The thing about creating a stop motion clip is that it's exacting. You need to spend a huge amount of time capturing thousands of images in order to get enough frames to make a decent length video. But when it works, it works incredibly well. Today we saw two fantastic stop motion videos, both of which are the product of an excruciating amount of work — and both of which make us want to take a lot more photos.

The first is a recording of an 11-month long process of stripping down and fixing up an engine, and then putting the whole thing back together. Constructed over 11 months, the video's creator describes the process on YouTube:

"Started out as just a collection of snaps as I stripped down an engine bought off ebay. (To replace my old engine, which had suffered catastrophic failure). The snaps were so that I remembered how everything went, so I could put it back together again.

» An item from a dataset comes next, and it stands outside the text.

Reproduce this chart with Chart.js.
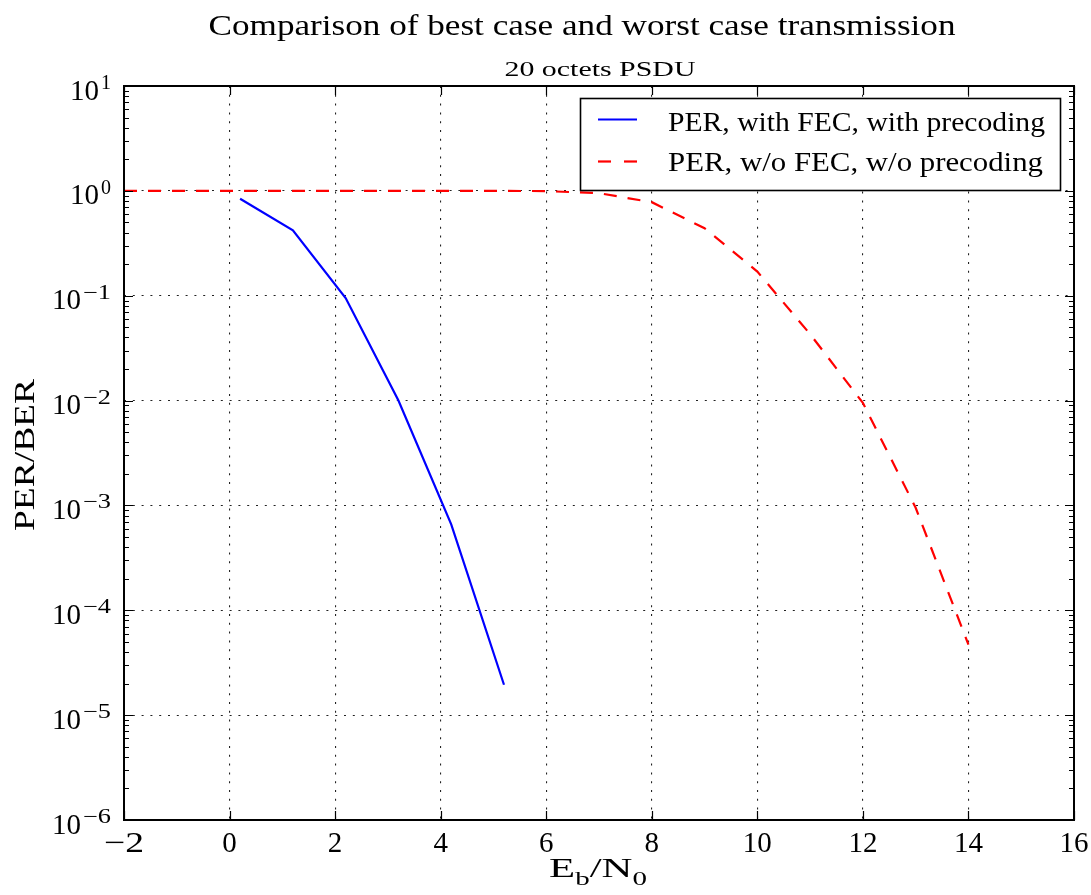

Then I realised it'd be quite cool to make it an animation. found some suitable music, rekindled my ancient knowledge of Premiere, storyboarded it, shot it as I worked on the engine (my poor DSLR got covered in engine oil), this was the result."

That's 11 months of work compressed down into 2:22 of footage (and totally worth sitting through to the end for).


 

The second video is even more ambitious: an incredible, dark, and moving short film culled from 80,000 photos taken over three years by Gioacchino Petronicce. Titled Pictures, it's a compilation from images taken in Paris, Barcelona, Hossegor, Venezia, Toulouse, Martinique, New York City, Montpellier, and more, shot with a Canon 5D Mark III and 7D, and a whole suite of lenses.